* **Set problem**
Write the listing below out again exactly, dropping the images.
****************************************
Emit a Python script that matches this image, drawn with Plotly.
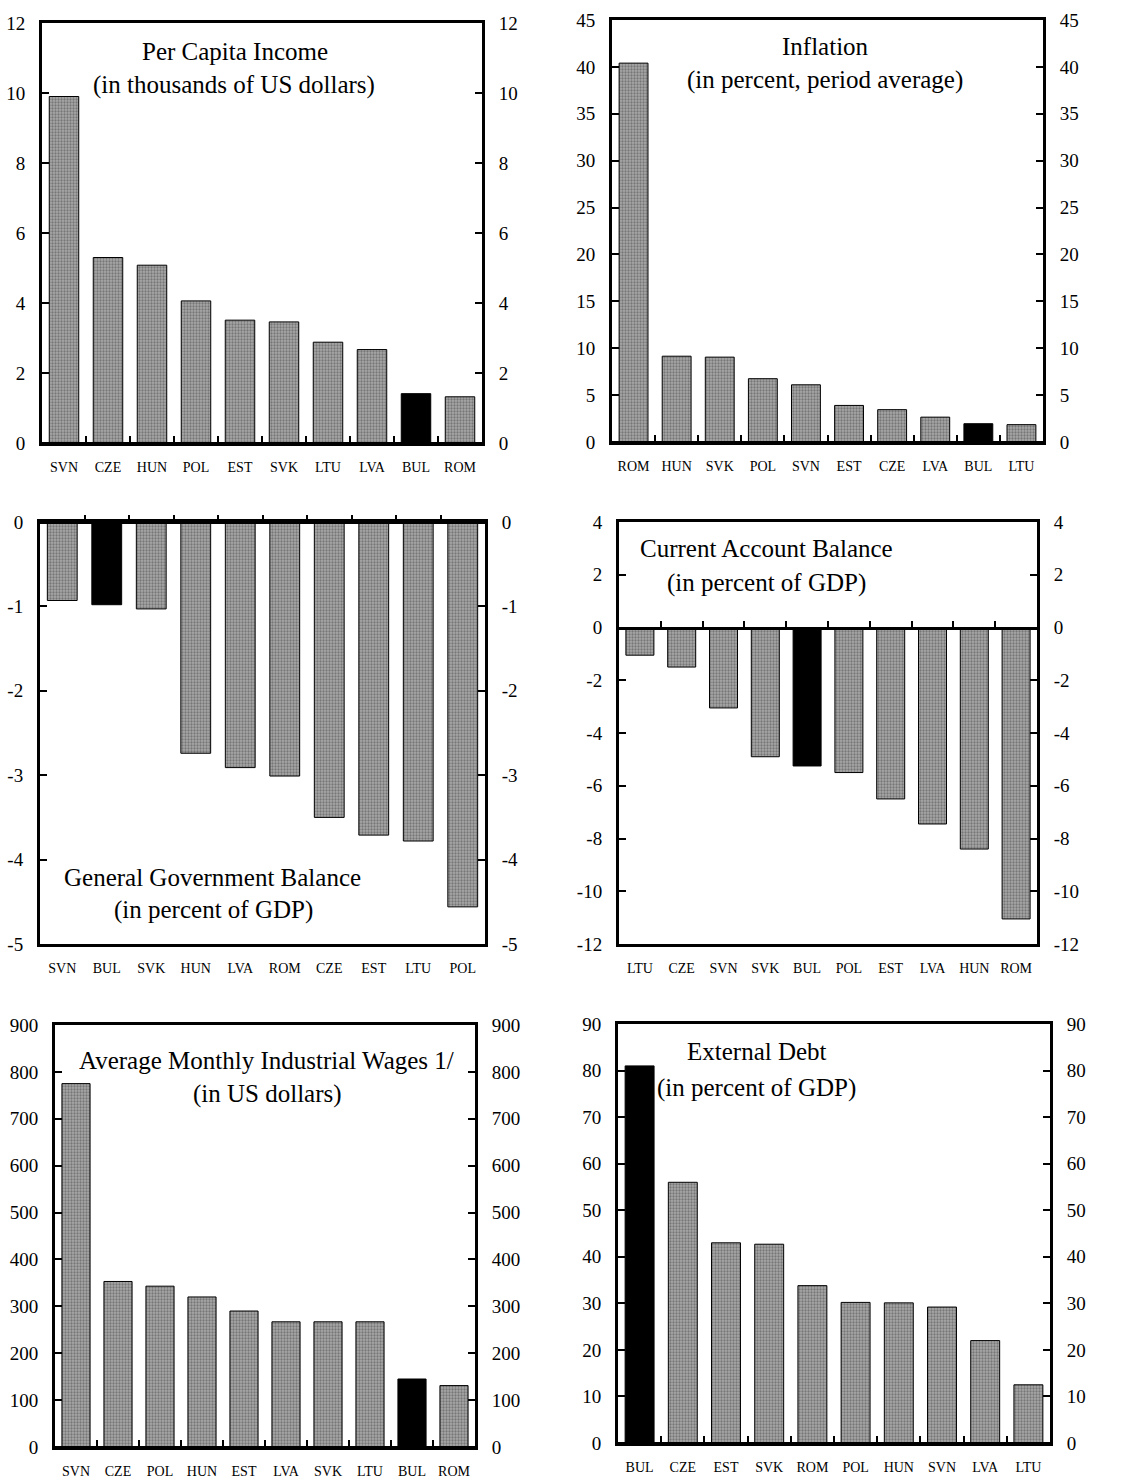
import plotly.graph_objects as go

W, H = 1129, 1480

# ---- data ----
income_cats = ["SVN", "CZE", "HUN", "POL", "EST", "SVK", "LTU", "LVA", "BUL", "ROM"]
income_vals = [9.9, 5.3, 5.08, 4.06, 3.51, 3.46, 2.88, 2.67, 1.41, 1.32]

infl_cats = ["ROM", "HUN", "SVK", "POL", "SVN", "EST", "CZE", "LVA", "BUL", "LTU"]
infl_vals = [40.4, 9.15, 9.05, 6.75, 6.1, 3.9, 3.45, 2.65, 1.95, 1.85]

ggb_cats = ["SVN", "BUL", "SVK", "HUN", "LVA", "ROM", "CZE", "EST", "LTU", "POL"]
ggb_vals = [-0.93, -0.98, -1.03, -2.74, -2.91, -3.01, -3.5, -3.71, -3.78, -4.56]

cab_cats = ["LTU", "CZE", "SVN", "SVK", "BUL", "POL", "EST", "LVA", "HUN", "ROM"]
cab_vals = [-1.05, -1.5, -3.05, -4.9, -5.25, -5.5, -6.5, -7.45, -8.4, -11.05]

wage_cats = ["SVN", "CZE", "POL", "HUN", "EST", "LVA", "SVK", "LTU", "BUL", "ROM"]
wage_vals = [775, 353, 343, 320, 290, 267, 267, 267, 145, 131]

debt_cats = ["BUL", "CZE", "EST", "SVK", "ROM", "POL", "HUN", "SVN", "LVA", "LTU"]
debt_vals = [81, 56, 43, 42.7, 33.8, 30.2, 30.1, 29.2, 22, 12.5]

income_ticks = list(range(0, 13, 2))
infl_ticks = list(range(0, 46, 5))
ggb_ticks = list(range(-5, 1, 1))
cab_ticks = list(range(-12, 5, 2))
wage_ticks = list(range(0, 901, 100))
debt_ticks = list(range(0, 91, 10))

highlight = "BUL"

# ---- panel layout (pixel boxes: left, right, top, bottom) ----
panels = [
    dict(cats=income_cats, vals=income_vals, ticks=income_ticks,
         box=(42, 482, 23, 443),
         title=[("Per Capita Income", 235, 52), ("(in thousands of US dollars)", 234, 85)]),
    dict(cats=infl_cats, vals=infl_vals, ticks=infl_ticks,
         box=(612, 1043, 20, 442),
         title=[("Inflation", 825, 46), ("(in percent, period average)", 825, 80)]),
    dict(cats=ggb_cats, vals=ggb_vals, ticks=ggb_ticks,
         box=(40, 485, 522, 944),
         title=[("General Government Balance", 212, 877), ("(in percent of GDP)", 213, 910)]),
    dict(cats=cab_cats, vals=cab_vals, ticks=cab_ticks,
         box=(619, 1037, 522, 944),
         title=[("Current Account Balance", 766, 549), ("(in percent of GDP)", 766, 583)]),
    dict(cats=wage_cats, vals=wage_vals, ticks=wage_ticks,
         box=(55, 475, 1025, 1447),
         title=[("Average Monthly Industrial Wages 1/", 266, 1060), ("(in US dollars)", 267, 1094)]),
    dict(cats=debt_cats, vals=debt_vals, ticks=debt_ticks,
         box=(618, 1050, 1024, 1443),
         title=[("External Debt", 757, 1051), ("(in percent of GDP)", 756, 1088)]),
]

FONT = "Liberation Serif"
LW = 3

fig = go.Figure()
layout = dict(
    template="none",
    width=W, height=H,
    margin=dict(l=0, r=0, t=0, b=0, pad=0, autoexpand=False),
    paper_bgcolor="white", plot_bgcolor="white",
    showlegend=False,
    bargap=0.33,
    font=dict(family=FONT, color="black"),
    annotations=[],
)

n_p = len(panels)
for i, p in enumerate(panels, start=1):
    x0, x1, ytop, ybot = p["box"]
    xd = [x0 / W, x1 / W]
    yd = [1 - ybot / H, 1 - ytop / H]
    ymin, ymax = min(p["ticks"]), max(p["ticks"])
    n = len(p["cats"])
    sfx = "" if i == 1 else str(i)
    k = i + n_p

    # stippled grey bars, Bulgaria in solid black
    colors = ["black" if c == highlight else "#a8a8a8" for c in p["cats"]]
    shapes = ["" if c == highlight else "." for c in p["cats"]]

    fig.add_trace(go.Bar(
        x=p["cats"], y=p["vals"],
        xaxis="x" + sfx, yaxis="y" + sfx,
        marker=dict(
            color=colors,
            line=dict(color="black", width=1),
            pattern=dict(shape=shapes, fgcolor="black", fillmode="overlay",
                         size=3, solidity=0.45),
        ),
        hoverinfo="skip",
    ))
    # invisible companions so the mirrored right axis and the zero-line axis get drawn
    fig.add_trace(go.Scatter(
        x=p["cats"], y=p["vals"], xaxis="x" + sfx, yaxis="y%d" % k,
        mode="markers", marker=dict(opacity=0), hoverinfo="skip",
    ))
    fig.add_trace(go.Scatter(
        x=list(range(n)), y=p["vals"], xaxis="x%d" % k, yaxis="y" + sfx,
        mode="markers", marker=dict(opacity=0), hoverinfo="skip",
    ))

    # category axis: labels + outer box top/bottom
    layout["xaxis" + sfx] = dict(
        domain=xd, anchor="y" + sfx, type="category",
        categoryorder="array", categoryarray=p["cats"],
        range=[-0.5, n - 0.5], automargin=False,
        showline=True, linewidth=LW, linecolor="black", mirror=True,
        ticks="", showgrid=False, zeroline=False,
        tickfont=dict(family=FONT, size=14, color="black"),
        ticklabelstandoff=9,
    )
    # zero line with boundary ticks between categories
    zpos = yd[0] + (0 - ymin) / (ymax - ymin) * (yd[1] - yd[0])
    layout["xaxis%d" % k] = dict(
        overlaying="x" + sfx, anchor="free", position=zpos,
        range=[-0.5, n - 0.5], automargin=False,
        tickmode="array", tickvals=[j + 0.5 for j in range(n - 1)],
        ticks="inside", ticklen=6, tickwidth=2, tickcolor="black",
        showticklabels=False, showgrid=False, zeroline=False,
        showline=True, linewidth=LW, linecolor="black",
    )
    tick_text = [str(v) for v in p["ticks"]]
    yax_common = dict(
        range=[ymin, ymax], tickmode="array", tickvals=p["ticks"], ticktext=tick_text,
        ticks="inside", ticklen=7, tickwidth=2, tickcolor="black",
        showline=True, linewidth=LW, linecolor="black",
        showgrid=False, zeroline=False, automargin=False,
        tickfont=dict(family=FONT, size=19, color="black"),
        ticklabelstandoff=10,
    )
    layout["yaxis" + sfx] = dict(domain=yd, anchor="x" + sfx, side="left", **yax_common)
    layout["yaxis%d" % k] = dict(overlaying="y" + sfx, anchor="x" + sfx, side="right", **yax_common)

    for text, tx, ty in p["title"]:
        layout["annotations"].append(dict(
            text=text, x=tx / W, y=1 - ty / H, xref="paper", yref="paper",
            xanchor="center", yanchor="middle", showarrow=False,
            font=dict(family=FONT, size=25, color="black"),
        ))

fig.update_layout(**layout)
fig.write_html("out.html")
****************************************
* **Response to the exercise**
Emit a Python script that matches this image, drawn with Plotly.
import plotly.graph_objects as go

W, H = 1129, 1480

# ---- data ----
income_cats = ["SVN", "CZE", "HUN", "POL", "EST", "SVK", "LTU", "LVA", "BUL", "ROM"]
income_vals = [9.9, 5.3, 5.08, 4.06, 3.51, 3.46, 2.88, 2.67, 1.41, 1.32]

infl_cats = ["ROM", "HUN", "SVK", "POL", "SVN", "EST", "CZE", "LVA", "BUL", "LTU"]
infl_vals = [40.4, 9.15, 9.05, 6.75, 6.1, 3.9, 3.45, 2.65, 1.95, 1.85]

ggb_cats = ["SVN", "BUL", "SVK", "HUN", "LVA", "ROM", "CZE", "EST", "LTU", "POL"]
ggb_vals = [-0.93, -0.98, -1.03, -2.74, -2.91, -3.01, -3.5, -3.71, -3.78, -4.56]

cab_cats = ["LTU", "CZE", "SVN", "SVK", "BUL", "POL", "EST", "LVA", "HUN", "ROM"]
cab_vals = [-1.05, -1.5, -3.05, -4.9, -5.25, -5.5, -6.5, -7.45, -8.4, -11.05]

wage_cats = ["SVN", "CZE", "POL", "HUN", "EST", "LVA", "SVK", "LTU", "BUL", "ROM"]
wage_vals = [775, 353, 343, 320, 290, 267, 267, 267, 145, 131]

debt_cats = ["BUL", "CZE", "EST", "SVK", "ROM", "POL", "HUN", "SVN", "LVA", "LTU"]
debt_vals = [81, 56, 43, 42.7, 33.8, 30.2, 30.1, 29.2, 22, 12.5]

income_ticks = list(range(0, 13, 2))
infl_ticks = list(range(0, 46, 5))
ggb_ticks = list(range(-5, 1, 1))
cab_ticks = list(range(-12, 5, 2))
wage_ticks = list(range(0, 901, 100))
debt_ticks = list(range(0, 91, 10))

highlight = "BUL"

# ---- panel layout (pixel boxes: left, right, top, bottom) ----
panels = [
    dict(cats=income_cats, vals=income_vals, ticks=income_ticks,
         box=(42, 482, 23, 443),
         title=[("Per Capita Income", 235, 52), ("(in thousands of US dollars)", 234, 85)]),
    dict(cats=infl_cats, vals=infl_vals, ticks=infl_ticks,
         box=(612, 1043, 20, 442),
         title=[("Inflation", 825, 46), ("(in percent, period average)", 825, 80)]),
    dict(cats=ggb_cats, vals=ggb_vals, ticks=ggb_ticks,
         box=(40, 485, 522, 944),
         title=[("General Government Balance", 212, 877), ("(in percent of GDP)", 213, 910)]),
    dict(cats=cab_cats, vals=cab_vals, ticks=cab_ticks,
         box=(619, 1037, 522, 944),
         title=[("Current Account Balance", 766, 549), ("(in percent of GDP)", 766, 583)]),
    dict(cats=wage_cats, vals=wage_vals, ticks=wage_ticks,
         box=(55, 475, 1025, 1447),
         title=[("Average Monthly Industrial Wages 1/", 266, 1060), ("(in US dollars)", 267, 1094)]),
    dict(cats=debt_cats, vals=debt_vals, ticks=debt_ticks,
         box=(618, 1050, 1024, 1443),
         title=[("External Debt", 757, 1051), ("(in percent of GDP)", 756, 1088)]),
]

FONT = "Liberation Serif"
LW = 3

fig = go.Figure()
layout = dict(
    template="none",
    width=W, height=H,
    margin=dict(l=0, r=0, t=0, b=0, pad=0, autoexpand=False),
    paper_bgcolor="white", plot_bgcolor="white",
    showlegend=False,
    bargap=0.33,
    font=dict(family=FONT, color="black"),
    annotations=[],
)

n_p = len(panels)
for i, p in enumerate(panels, start=1):
    x0, x1, ytop, ybot = p["box"]
    xd = [x0 / W, x1 / W]
    yd = [1 - ybot / H, 1 - ytop / H]
    ymin, ymax = min(p["ticks"]), max(p["ticks"])
    n = len(p["cats"])
    sfx = "" if i == 1 else str(i)
    k = i + n_p

    # stippled grey bars, Bulgaria in solid black
    colors = ["black" if c == highlight else "#a8a8a8" for c in p["cats"]]
    shapes = ["" if c == highlight else "." for c in p["cats"]]

    fig.add_trace(go.Bar(
        x=p["cats"], y=p["vals"],
        xaxis="x" + sfx, yaxis="y" + sfx,
        marker=dict(
            color=colors,
            line=dict(color="black", width=1),
            pattern=dict(shape=shapes, fgcolor="black", fillmode="overlay",
                         size=3, solidity=0.45),
        ),
        hoverinfo="skip",
    ))
    # invisible companions so the mirrored right axis and the zero-line axis get drawn
    fig.add_trace(go.Scatter(
        x=p["cats"], y=p["vals"], xaxis="x" + sfx, yaxis="y%d" % k,
        mode="markers", marker=dict(opacity=0), hoverinfo="skip",
    ))
    fig.add_trace(go.Scatter(
        x=list(range(n)), y=p["vals"], xaxis="x%d" % k, yaxis="y" + sfx,
        mode="markers", marker=dict(opacity=0), hoverinfo="skip",
    ))

    # category axis: labels + outer box top/bottom
    layout["xaxis" + sfx] = dict(
        domain=xd, anchor="y" + sfx, type="category",
        categoryorder="array", categoryarray=p["cats"],
        range=[-0.5, n - 0.5], automargin=False,
        showline=True, linewidth=LW, linecolor="black", mirror=True,
        ticks="", showgrid=False, zeroline=False,
        tickfont=dict(family=FONT, size=14, color="black"),
        ticklabelstandoff=9,
    )
    # zero line with boundary ticks between categories
    zpos = yd[0] + (0 - ymin) / (ymax - ymin) * (yd[1] - yd[0])
    layout["xaxis%d" % k] = dict(
        overlaying="x" + sfx, anchor="free", position=zpos,
        range=[-0.5, n - 0.5], automargin=False,
        tickmode="array", tickvals=[j + 0.5 for j in range(n - 1)],
        ticks="inside", ticklen=6, tickwidth=2, tickcolor="black",
        showticklabels=False, showgrid=False, zeroline=False,
        showline=True, linewidth=LW, linecolor="black",
    )
    tick_text = [str(v) for v in p["ticks"]]
    yax_common = dict(
        range=[ymin, ymax], tickmode="array", tickvals=p["ticks"], ticktext=tick_text,
        ticks="inside", ticklen=7, tickwidth=2, tickcolor="black",
        showline=True, linewidth=LW, linecolor="black",
        showgrid=False, zeroline=False, automargin=False,
        tickfont=dict(family=FONT, size=19, color="black"),
        ticklabelstandoff=10,
    )
    layout["yaxis" + sfx] = dict(domain=yd, anchor="x" + sfx, side="left", **yax_common)
    layout["yaxis%d" % k] = dict(overlaying="y" + sfx, anchor="x" + sfx, side="right", **yax_common)

    for text, tx, ty in p["title"]:
        layout["annotations"].append(dict(
            text=text, x=tx / W, y=1 - ty / H, xref="paper", yref="paper",
            xanchor="center", yanchor="middle", showarrow=False,
            font=dict(family=FONT, size=25, color="black"),
        ))

fig.update_layout(**layout)
fig.write_html("out.html")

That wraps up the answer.